The request
Write out the data below in full, unchanged, minus the images.

——————

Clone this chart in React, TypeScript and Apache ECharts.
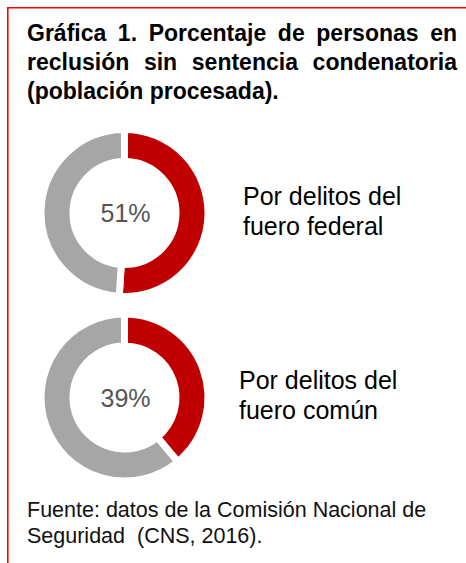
import React, { useEffect, useRef } from "react";
import * as echarts from "echarts";

const categories = ["Por delitos del fuero federal", "Por delitos del fuero común"];
const labelLines = [
  ["Por delitos del", "fuero federal"],
  ["Por delitos del", "fuero común"],
];
const sinSentencia = [51, 39];
const conSentencia = [49, 61];
const titleLines = [
  "Gráfica 1. Porcentaje de personas en",
  "reclusión sin sentencia condenatoria",
  "(población procesada).",
];
const sourceLines = ["Fuente: datos de la Comisión Nacional de", "Seguridad  (CNS, 2016)."];

const RED = "#C00000";
const GRAY = "#A6A6A6";
const FONT = "'Liberation Sans', Arial, sans-serif";

function measure(text: string, font: string): number {
  const c = document.createElement("canvas").getContext("2d");
  if (!c) return text.length * 10;
  c.font = font;
  return c.measureText(text).width;
}

export default function App() {
  const ref = useRef<HTMLDivElement>(null);
  useEffect(() => {
    if (!ref.current) return;
    const chart = echarts.init(ref.current, null, { renderer: "svg" });
    const centers = [
      [124.5, 213],
      [124.5, 397.5],
    ];
    const series = categories.map((c, i) => ({
      type: "pie",
      name: c,
      center: centers[i],
      radius: [51.5, 83.5],
      startAngle: 90,
      clockwise: true,
      silent: true,
      label: { show: false },
      labelLine: { show: false },
      itemStyle: { borderColor: "#fff", borderWidth: 7 },
      data: [
        { name: "Sin sentencia", value: sinSentencia[i], itemStyle: { color: RED } },
        { name: "Con sentencia", value: conSentencia[i], itemStyle: { color: GRAY } },
      ],
    }));

    const tSize = 23;
    const titleStyle = { fontFamily: FONT, fontWeight: "bold", fontSize: tSize, fill: "#000" };
    const cssFont = `bold ${tSize}px ${FONT}`;
    const left = 27;
    const right = 457;
    const sx = Math.min(1, (right - left) / measure(titleLines[0], cssFont));
    const titleBase = [44, 73, 102];
    const graphics: any[] = [
      { type: "rect", shape: { x: 7, y: 7, width: 459, height: 1.6 }, style: { fill: "#FF0000" } },
      { type: "rect", shape: { x: 7, y: 7, width: 1.6, height: 556 }, style: { fill: "#FF0000" } },
    ];
    titleLines.forEach((line, li) => {
      const justify = li < titleLines.length - 1;
      if (!justify) {
        graphics.push({
          type: "text",
          x: left,
          y: titleBase[li],
          scaleX: sx,
          style: { ...titleStyle, text: line, textVerticalAlign: "bottom" },
        });
        return;
      }
      const words = line.split(" ");
      const widths = words.map((w) => measure(w, cssFont) * sx);
      const total = widths.reduce((a, b) => a + b, 0);
      const gap = (right - left - total) / (words.length - 1);
      let x = left;
      words.forEach((w, wi) => {
        graphics.push({
          type: "text",
          x,
          y: titleBase[li],
          scaleX: sx,
          style: { ...titleStyle, text: w, textVerticalAlign: "bottom" },
        });
        x += widths[wi] + gap;
      });
    });
    sinSentencia.forEach((v, i) => {
      graphics.push({
        type: "text",
        x: centers[i][0] + 1,
        y: centers[i][1],
        style: {
          text: `${v}%`,
          fontFamily: FONT,
          fontSize: 25,
          fill: "#555555",
          textAlign: "center",
          textVerticalAlign: "middle",
        },
      });
    });
    const labelPos = [
      [243, 208],
      [239, 392],
    ];
    labelLines.forEach((lines, i) => {
      lines.forEach((t, j) => {
        graphics.push({
          type: "text",
          x: labelPos[i][0],
          y: labelPos[i][1] + j * 30.5,
          style: { text: t, fontFamily: FONT, fontSize: 25, fill: "#000", textVerticalAlign: "bottom" },
        });
      });
    });
    sourceLines.forEach((t, j) => {
      graphics.push({
        type: "text",
        x: 27,
        y: 521 + j * 25.5,
        style: { text: t, fontFamily: FONT, fontSize: 21.5, fill: "#111", textVerticalAlign: "bottom" },
      });
    });

    chart.setOption({
      animation: false,
      backgroundColor: "#fff",
      series,
      graphic: graphics,
    });
    return () => chart.dispose();
  }, []);
  return (
    <div
      ref={ref}
      style={{ position: "fixed", left: 0, top: 0, width: 466, height: 563 }}
    />
  );
}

——————

Answer
Clone this chart in React, TypeScript and Apache ECharts.
import React, { useEffect, useRef } from "react";
import * as echarts from "echarts";

const categories = ["Por delitos del fuero federal", "Por delitos del fuero común"];
const labelLines = [
  ["Por delitos del", "fuero federal"],
  ["Por delitos del", "fuero común"],
];
const sinSentencia = [51, 39];
const conSentencia = [49, 61];
const titleLines = [
  "Gráfica 1. Porcentaje de personas en",
  "reclusión sin sentencia condenatoria",
  "(población procesada).",
];
const sourceLines = ["Fuente: datos de la Comisión Nacional de", "Seguridad  (CNS, 2016)."];

const RED = "#C00000";
const GRAY = "#A6A6A6";
const FONT = "'Liberation Sans', Arial, sans-serif";

function measure(text: string, font: string): number {
  const c = document.createElement("canvas").getContext("2d");
  if (!c) return text.length * 10;
  c.font = font;
  return c.measureText(text).width;
}

export default function App() {
  const ref = useRef<HTMLDivElement>(null);
  useEffect(() => {
    if (!ref.current) return;
    const chart = echarts.init(ref.current, null, { renderer: "svg" });
    const centers = [
      [124.5, 213],
      [124.5, 397.5],
    ];
    const series = categories.map((c, i) => ({
      type: "pie",
      name: c,
      center: centers[i],
      radius: [51.5, 83.5],
      startAngle: 90,
      clockwise: true,
      silent: true,
      label: { show: false },
      labelLine: { show: false },
      itemStyle: { borderColor: "#fff", borderWidth: 7 },
      data: [
        { name: "Sin sentencia", value: sinSentencia[i], itemStyle: { color: RED } },
        { name: "Con sentencia", value: conSentencia[i], itemStyle: { color: GRAY } },
      ],
    }));

    const tSize = 23;
    const titleStyle = { fontFamily: FONT, fontWeight: "bold", fontSize: tSize, fill: "#000" };
    const cssFont = `bold ${tSize}px ${FONT}`;
    const left = 27;
    const right = 457;
    const sx = Math.min(1, (right - left) / measure(titleLines[0], cssFont));
    const titleBase = [44, 73, 102];
    const graphics: any[] = [
      { type: "rect", shape: { x: 7, y: 7, width: 459, height: 1.6 }, style: { fill: "#FF0000" } },
      { type: "rect", shape: { x: 7, y: 7, width: 1.6, height: 556 }, style: { fill: "#FF0000" } },
    ];
    titleLines.forEach((line, li) => {
      const justify = li < titleLines.length - 1;
      if (!justify) {
        graphics.push({
          type: "text",
          x: left,
          y: titleBase[li],
          scaleX: sx,
          style: { ...titleStyle, text: line, textVerticalAlign: "bottom" },
        });
        return;
      }
      const words = line.split(" ");
      const widths = words.map((w) => measure(w, cssFont) * sx);
      const total = widths.reduce((a, b) => a + b, 0);
      const gap = (right - left - total) / (words.length - 1);
      let x = left;
      words.forEach((w, wi) => {
        graphics.push({
          type: "text",
          x,
          y: titleBase[li],
          scaleX: sx,
          style: { ...titleStyle, text: w, textVerticalAlign: "bottom" },
        });
        x += widths[wi] + gap;
      });
    });
    sinSentencia.forEach((v, i) => {
      graphics.push({
        type: "text",
        x: centers[i][0] + 1,
        y: centers[i][1],
        style: {
          text: `${v}%`,
          fontFamily: FONT,
          fontSize: 25,
          fill: "#555555",
          textAlign: "center",
          textVerticalAlign: "middle",
        },
      });
    });
    const labelPos = [
      [243, 208],
      [239, 392],
    ];
    labelLines.forEach((lines, i) => {
      lines.forEach((t, j) => {
        graphics.push({
          type: "text",
          x: labelPos[i][0],
          y: labelPos[i][1] + j * 30.5,
          style: { text: t, fontFamily: FONT, fontSize: 25, fill: "#000", textVerticalAlign: "bottom" },
        });
      });
    });
    sourceLines.forEach((t, j) => {
      graphics.push({
        type: "text",
        x: 27,
        y: 521 + j * 25.5,
        style: { text: t, fontFamily: FONT, fontSize: 21.5, fill: "#111", textVerticalAlign: "bottom" },
      });
    });

    chart.setOption({
      animation: false,
      backgroundColor: "#fff",
      series,
      graphic: graphics,
    });
    return () => chart.dispose();
  }, []);
  return (
    <div
      ref={ref}
      style={{ position: "fixed", left: 0, top: 0, width: 466, height: 563 }}
    />
  );
}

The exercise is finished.